Discretionary reversal.  In an appeal to the court of appeals, if it appears from the record that the real controversy has not been fully tried, or that it is probable that justice has for any reason miscarried, the court may reverse the judgment or order appealed from, regardless of whether the proper motion or objection appears in the record and may direct the entry of the proper judgment or remit the case to the trial court for entry of the proper judgment or for a new trial, and direct the making of such amendments in the pleadings and the adoption of such procedure in that court, not inconsistent with statutes or rules, as are necessary to accomplish the ends of justice.

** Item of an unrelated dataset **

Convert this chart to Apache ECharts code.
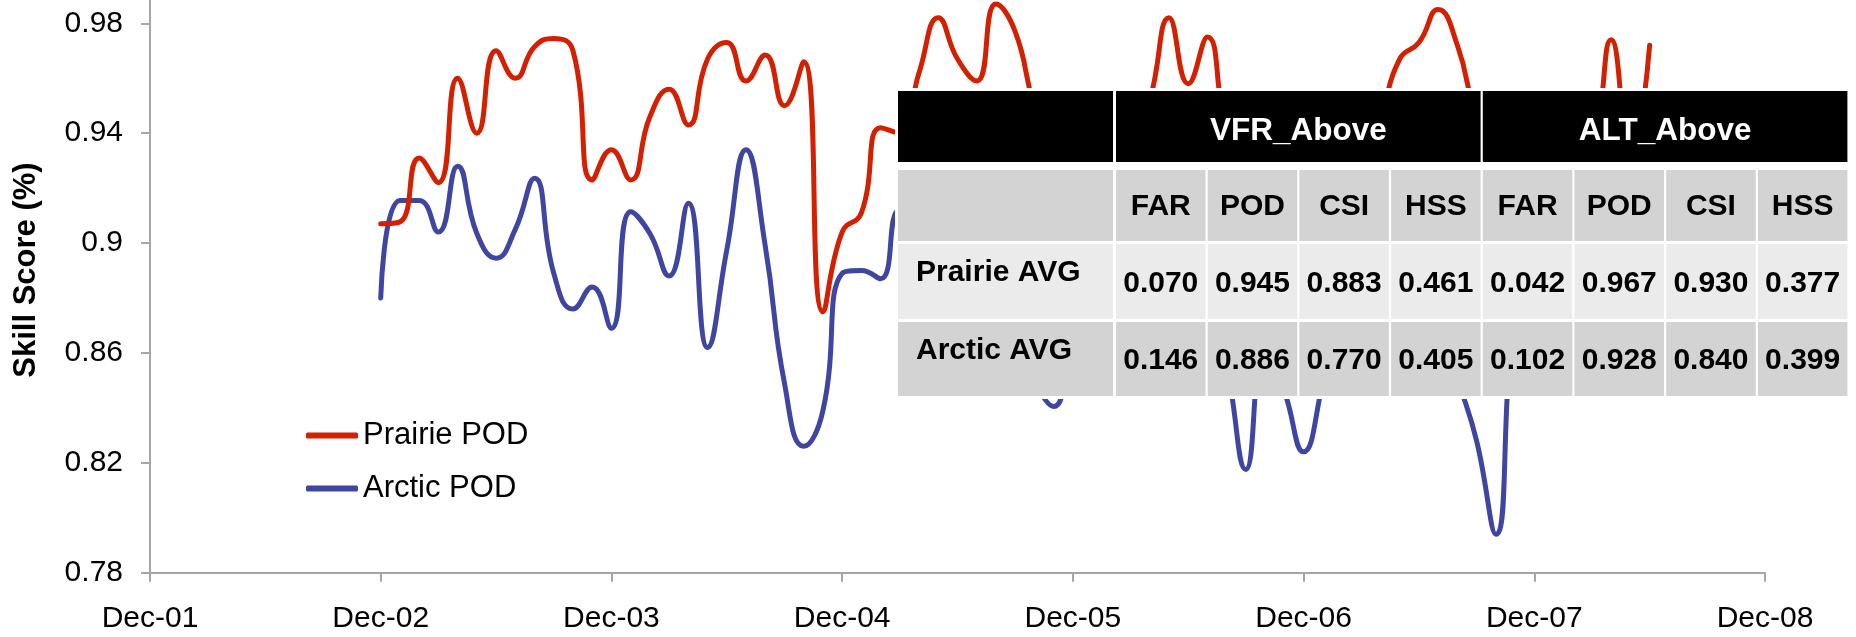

[5]  The trial court did instruct the jury consistent with Wis JI—Criminal 515 and Wis JI—Criminal 484,  stating:

            This is a criminal case, not a civil case; therefore, before you, the jury, may return a verdict which can legally be received, such verdict must be reached unanimously.  In a criminal case, all 12 jurors must agree in order to arrive at a verdict.

            ….

            It is for you to determine whether the defendant is guilty of one or two, three or four or none of the offenses charged.

            You must make a finding of guilt or innocence as to each count of the information.  Each count charges a separate crime.  And you must consider each one separately.